The $1.2 million project was supported by donors from across the Jewish community. The Jewish Community Federation of San Francisco oversaw a fund to which the Jewish community could donate in support of the project, and the Taube Foundation for Jewish Life & Culture provided two matching grants. Jewish Family and Children’s Services (JFCS) of San Francisco, the Peninsula, Marin & Sonoma Counties was a leading organizational partner and funder of the project, and the Koret Foundation contributed a significant grant toward the garden’s development.
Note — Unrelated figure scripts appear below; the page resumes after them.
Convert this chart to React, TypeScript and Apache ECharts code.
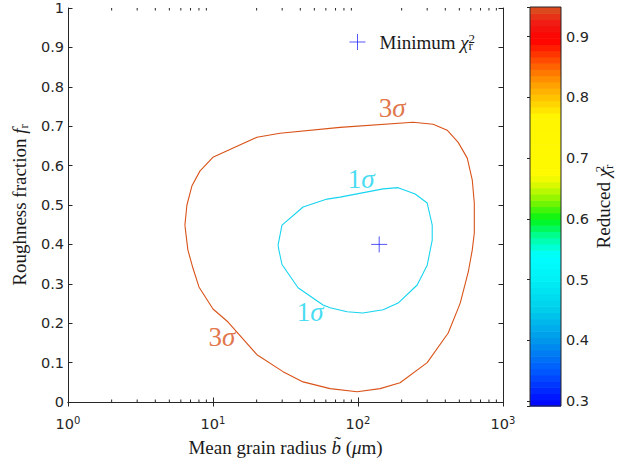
import React, { useEffect, useRef } from 'react';
import * as echarts from 'echarts';

// 3σ confidence contour (mean grain radius in µm, roughness fraction)
const RADIUS_3SIGMA = [6.4, 6.61, 7.15, 8.12, 9.98, 20.1, 29.0, 75.2, 240, 330, 412, 491, 567, 614, 634, 634, 614, 576, 507, 419, 300, 195, 142, 98.6, 64.2, 41.8, 30.4, 20.1, 12.7, 10.0, 8.0, 7.27, 6.71, 6.4];
const ROUGHNESS_3SIGMA = [0.449, 0.5, 0.548, 0.586, 0.621, 0.672, 0.682, 0.697, 0.71, 0.705, 0.69, 0.659, 0.619, 0.563, 0.505, 0.429, 0.386, 0.33, 0.251, 0.175, 0.1, 0.049, 0.034, 0.026, 0.034, 0.051, 0.077, 0.12, 0.203, 0.236, 0.292, 0.34, 0.386, 0.449];

// 1σ confidence contour
const RADIUS_1SIGMA = [28.1, 29.9, 41.8, 61.2, 75.2, 149, 189, 248, 300, 325, 325, 300, 256, 189, 149, 108, 84.1, 64.2, 57.4, 38.6, 29.9, 28.5, 28.1];
const ROUGHNESS_1SIGMA = [0.398, 0.449, 0.495, 0.515, 0.52, 0.541, 0.544, 0.528, 0.505, 0.449, 0.411, 0.347, 0.297, 0.251, 0.234, 0.226, 0.229, 0.239, 0.246, 0.29, 0.349, 0.385, 0.398];

// best fit (minimum reduced chi-square)
const MIN_RADIUS = [140];
const MIN_ROUGHNESS = [0.4];

// contour level annotations
const LEVEL_TEXT = ['3', '1', '1', '3'];
const LEVEL_RADIUS = [172, 105, 46.7, 11.5];
const LEVEL_ROUGHNESS = [0.745, 0.566, 0.229, 0.166];

// colour bar range of the reduced chi-square
const CHI2_MIN = 0.2918;
const CHI2_MAX = 0.949;

// minor ticks of the logarithmic x axis
const MINOR_TICKS = [2, 3, 4, 5, 6, 7, 8, 9, 20, 30, 40, 50, 60, 70, 80, 90, 200, 300, 400, 500, 600, 700, 800, 900];

// colormap stops: [value, r, g, b]
const CMAP_STOPS: number[][] = [
  [0.2918, 0, 0, 255],
  [0.35, 0, 90, 255],
  [0.4, 0, 150, 235],
  [0.45, 0, 205, 235],
  [0.5, 0, 240, 245],
  [0.54, 0, 255, 255],
  [0.57, 0, 255, 160],
  [0.6, 0, 245, 20],
  [0.63, 130, 245, 0],
  [0.66, 230, 250, 0],
  [0.675, 255, 250, 0],
  [0.77, 255, 245, 0],
  [0.8, 255, 195, 0],
  [0.83, 255, 145, 0],
  [0.86, 255, 80, 0],
  [0.895, 255, 0, 0],
  [0.925, 240, 30, 20],
  [0.949, 215, 85, 30],
];

const AXIS_COLOR = '#262626';
const TEXT_COLOR = '#1a1a1a';
const ORANGE = '#D95319';
const CYAN = '#17D4EF';
const BLUE = '#2a2aff';
const SANS = '"DejaVu Sans", "Liberation Sans", sans-serif';
const SERIF = '"Liberation Serif", "Times New Roman", serif';
const PLUS_PATH = 'path://M8,0L8,16M0,8L16,8';
const TITLE_SIZE = 19;

function colorAt(v: number): string {
  let k = 0;
  while (k < CMAP_STOPS.length - 2 && v > CMAP_STOPS[k + 1][0]) k++;
  const a = CMAP_STOPS[k];
  const b = CMAP_STOPS[k + 1];
  const t = Math.max(0, Math.min(1, (v - a[0]) / (b[0] - a[0])));
  const c = [1, 2, 3].map((i) => Math.round(a[i] + (b[i] - a[i]) * t));
  return `rgb(${c[0]},${c[1]},${c[2]})`;
}

const mathRich = {
  i: { fontFamily: SERIF, fontStyle: 'italic', fontSize: TITLE_SIZE, color: TEXT_COLOR },
  sup: { fontFamily: SERIF, fontSize: 13, color: TEXT_COLOR, width: 0, verticalAlign: 'top', lineHeight: 12 },
  sub: { fontFamily: SERIF, fontSize: 13, color: TEXT_COLOR, verticalAlign: 'bottom', lineHeight: 12 },
};

export default function App() {
  const ref = useRef<HTMLDivElement>(null);

  useEffect(() => {
    if (!ref.current) return;
    const chart = echarts.init(ref.current, null, { renderer: 'svg' });

    const nameStyle = {
      fontFamily: SERIF,
      fontSize: TITLE_SIZE,
      color: TEXT_COLOR,
      lineHeight: 22,
      rich: mathRich,
    };

    const levelLabels = LEVEL_TEXT.map((t, k) => {
      const color = t === '3' ? ORANGE : CYAN;
      return {
        value: [LEVEL_RADIUS[k], LEVEL_ROUGHNESS[k]],
        label: {
          show: true,
          position: 'inside',
          formatter: `{d|${t}}{s|σ}`,
          rich: {
            d: { fontFamily: SERIF, fontSize: 27, color },
            s: { fontFamily: SERIF, fontStyle: 'italic', fontSize: 27, color },
          },
        },
      };
    });

    const option = {
      animation: false,
      backgroundColor: '#ffffff',
      grid: [
        { left: 68, top: 8, width: 435, height: 394, outerBoundsMode: 'none' },
        { left: 530, top: 7, width: 31, height: 399, outerBoundsMode: 'none' },
      ],
      legend: {
        data: [
          {
            name: 'Minimum',
            icon: PLUS_PATH,
            itemStyle: { color: 'transparent', borderColor: BLUE, borderWidth: 1 },
          },
        ],
        left: 344,
        top: 27,
        itemWidth: 16,
        itemHeight: 16,
        selectedMode: false,
        formatter: () => 'Minimum {i|χ}{sup|2}{sub|r}',
        textStyle: {
          fontFamily: SERIF,
          fontSize: TITLE_SIZE,
          color: TEXT_COLOR,
          lineHeight: 20,
          padding: [0, 0, 0, 9],
          rich: mathRich,
        },
      },
      xAxis: [
        {
          type: 'log',
          logBase: 10,
          min: 1,
          max: 1000,
          gridIndex: 0,
          position: 'bottom',
          axisLine: { show: true, lineStyle: { color: AXIS_COLOR, width: 1 } },
          axisTick: { show: true, inside: true, length: 4.5, lineStyle: { color: AXIS_COLOR } },
          splitLine: { show: false },
          axisLabel: {
            margin: 13,
            formatter: (v: number) => `{b|10}{e|${Math.round(Math.log10(v))}}`,
            rich: {
              b: { fontFamily: SANS, fontSize: 14.5, color: AXIS_COLOR, lineHeight: 18 },
              e: { fontFamily: SANS, fontSize: 10, color: AXIS_COLOR, verticalAlign: 'top', lineHeight: 10 },
            },
          },
          name: 'Mean grain radius {i|b\u0303} ({i|μ}m)',
          nameLocation: 'middle',
          nameGap: 33,
          nameTextStyle: nameStyle,
        },
        {
          type: 'log',
          logBase: 10,
          min: 1,
          max: 1000,
          gridIndex: 0,
          position: 'top',
          axisLine: { show: true, lineStyle: { color: AXIS_COLOR, width: 1 } },
          axisTick: { show: true, inside: true, length: 4.5, lineStyle: { color: AXIS_COLOR } },
          axisLabel: { show: false },
          splitLine: { show: false },
        },
        {
          type: 'value',
          min: 0,
          max: 1,
          gridIndex: 1,
          show: false,
        },
      ],
      yAxis: [
        {
          type: 'value',
          min: 0,
          max: 1,
          interval: 0.1,
          gridIndex: 0,
          position: 'left',
          axisLine: { show: true, lineStyle: { color: AXIS_COLOR, width: 1 } },
          axisTick: { show: true, inside: true, length: 4.5, lineStyle: { color: AXIS_COLOR } },
          splitLine: { show: false },
          axisLabel: { fontFamily: SANS, fontSize: 14.5, color: AXIS_COLOR, margin: 4 },
          name: 'Roughness fraction {i|f}{sub|r}',
          nameLocation: 'middle',
          nameGap: 31,
          nameTextStyle: nameStyle,
        },
        {
          type: 'value',
          min: 0,
          max: 1,
          interval: 0.1,
          gridIndex: 0,
          position: 'right',
          axisLine: { show: true, lineStyle: { color: AXIS_COLOR, width: 1 } },
          axisTick: { show: true, inside: true, length: 4.5, lineStyle: { color: AXIS_COLOR } },
          axisLabel: { show: false },
          splitLine: { show: false },
        },
        {
          type: 'value',
          min: CHI2_MIN,
          max: CHI2_MAX,
          splitNumber: 7,
          gridIndex: 1,
          position: 'right',
          axisLine: { show: false },
          axisTick: { show: true, inside: true, length: 3, lineStyle: { color: AXIS_COLOR } },
          splitLine: { show: false },
          axisLabel: {
            fontFamily: SANS,
            fontSize: 14.5,
            color: AXIS_COLOR,
            margin: 5,
            formatter: (v: number) => {
              const r = Math.round(v * 10) / 10;
              return Math.abs(v - r) < 1e-6 ? r.toFixed(1) : '';
            },
          },
          name: 'Reduced {i|χ}{sup|2}{sub|r}',
          nameLocation: 'middle',
          nameRotate: 90,
          nameGap: 30,
          nameTextStyle: nameStyle,
        },
      ],
      series: [
        {
          name: '3sigma',
          type: 'line',
          xAxisIndex: 0,
          yAxisIndex: 0,
          data: RADIUS_3SIGMA.map((x, k) => [x, ROUGHNESS_3SIGMA[k]]),
          showSymbol: false,
          symbol: 'none',
          lineStyle: { color: ORANGE, width: 1.1 },
          silent: true,
          z: 3,
        },
        {
          name: '1sigma',
          type: 'line',
          xAxisIndex: 0,
          yAxisIndex: 0,
          data: RADIUS_1SIGMA.map((x, k) => [x, ROUGHNESS_1SIGMA[k]]),
          showSymbol: false,
          symbol: 'none',
          lineStyle: { color: CYAN, width: 1.1 },
          silent: true,
          z: 3,
        },
        {
          name: 'Minimum',
          type: 'scatter',
          xAxisIndex: 0,
          yAxisIndex: 0,
          data: MIN_RADIUS.map((x, k) => [x, MIN_ROUGHNESS[k]]),
          symbol: PLUS_PATH,
          symbolSize: 16,
          itemStyle: { color: 'transparent', borderColor: BLUE, borderWidth: 1 },
          silent: true,
          z: 4,
        },
        {
          name: 'levels',
          type: 'scatter',
          xAxisIndex: 0,
          yAxisIndex: 0,
          data: levelLabels,
          symbolSize: 1,
          itemStyle: { color: 'transparent' },
          silent: true,
          z: 5,
        },
        {
          name: 'minorTicks',
          type: 'custom',
          xAxisIndex: 0,
          yAxisIndex: 0,
          data: MINOR_TICKS.map((v) => [v, 0]),
          encode: { x: 0, y: 1 },
          silent: true,
          renderItem: (params: any, api: any) => {
            const x = api.coord([api.value(0), 0])[0];
            const cs = params.coordSys;
            const style = { stroke: AXIS_COLOR, lineWidth: 1 };
            return {
              type: 'group',
              children: [
                { type: 'line', shape: { x1: x, y1: cs.y + cs.height, x2: x, y2: cs.y + cs.height - 2.5 }, style },
                { type: 'line', shape: { x1: x, y1: cs.y, x2: x, y2: cs.y + 2.5 }, style },
              ],
            };
          },
        },
        {
          name: 'colorbar',
          type: 'custom',
          xAxisIndex: 2,
          yAxisIndex: 2,
          data: [[0, CHI2_MIN]],
          encode: { x: 0, y: 1 },
          silent: true,
          z: 1,
          renderItem: (params: any, api: any) => {
            const n = 64;
            const children: any[] = [];
            for (let k = 0; k < n; k++) {
              const v0 = CHI2_MIN + ((CHI2_MAX - CHI2_MIN) * k) / n;
              const v1 = CHI2_MIN + ((CHI2_MAX - CHI2_MIN) * (k + 1)) / n;
              const p0 = api.coord([0, v0]);
              const p1 = api.coord([1, v1]);
              children.push({
                type: 'rect',
                shape: { x: p0[0], y: p1[1], width: p1[0] - p0[0], height: p0[1] - p1[1] + 0.6 },
                style: { fill: colorAt((v0 + v1) / 2) },
              });
            }
            const a = api.coord([0, CHI2_MIN]);
            const b = api.coord([1, CHI2_MAX]);
            children.push({
              type: 'rect',
              shape: { x: a[0], y: b[1], width: b[0] - a[0], height: a[1] - b[1] },
              style: { fill: 'none', stroke: AXIS_COLOR, lineWidth: 1 },
            });
            return { type: 'group', children };
          },
        },
      ],
    };

    chart.setOption(option as any);
    return () => chart.dispose();
  }, []);

  return (
    <div
      ref={ref}
      style={{ position: 'absolute', left: 0, top: 0, width: 634, height: 464, background: '#fff' }}
    />
  );
}
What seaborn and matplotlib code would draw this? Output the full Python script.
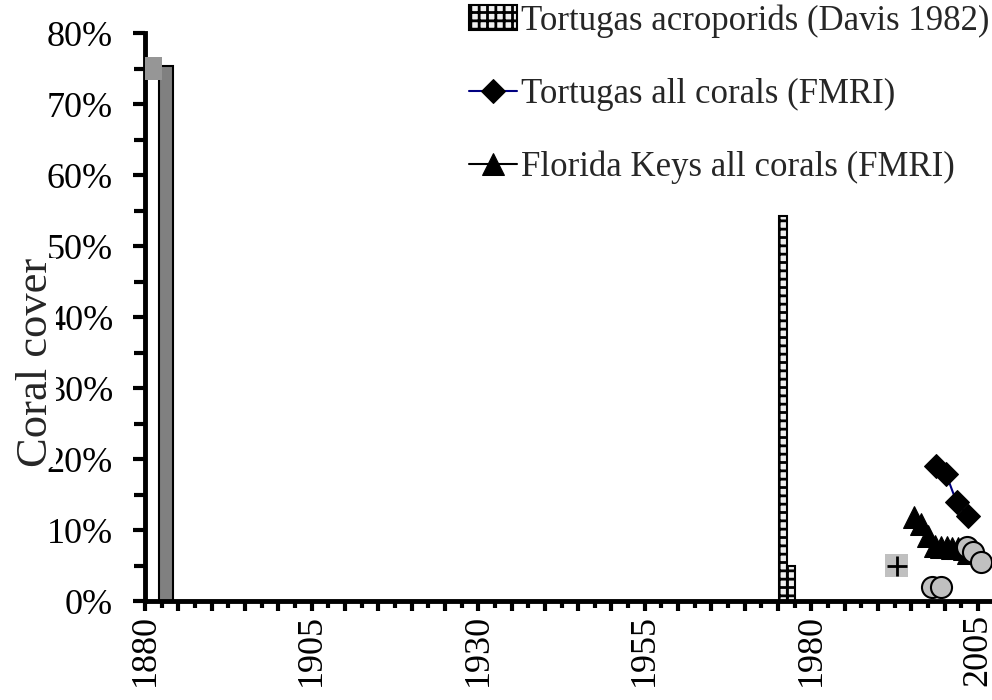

While Porth and Findling originally aimed to be completed in 2016, the project was stalled by some legal matters including right-of-way for the Bay Area Rapid Transit subway system and the need to move some electrical utility infrastructure. Then, the COVID-19 pandemic delayed its official opening. The Memory Garden was dedicated November 13, 2022, with participation from across the local Jewish community, including speeches from rabbis representing the Orthodox and Reform movements.

== Design ==
The Memory Garden inhabits an open space adjoining the children's section of the cemetery. In order to align with halakhah and traditional practice, the garden is a place of commemoration, but does not hold any graves or markers. Designed by San Francisco landscape architecture firm MPA Design, the space is surrounded by a grove of redwood trees, and features plants native to California. In the center is a circular path around a ring of flowing water, 55 feet in diameter, that is lined with stones. Within the water feature is a round grassy area. The outer edge of the circle is engraved with the months of the year in both English and Hebrew. This circular center space symbolizes a womb and recalls the cyclical nature of Jewish tradition. The water feature is lined with loose stones which visitors can remove and place on any month of the year that they wish to commemorate, analogous to the Jewish tradition of leaving visitation stones on grave markers to demonstrate mourning and bereavement.

== Programs in the community ==
Beyond the physical Memory Garden itself, the Bay Area Healing Center and Jewish Family and Children's Services of San Francisco, the Peninsula, Marin & Sonoma Counties have developed a range of services and educational materials related to infertility and fertility loss.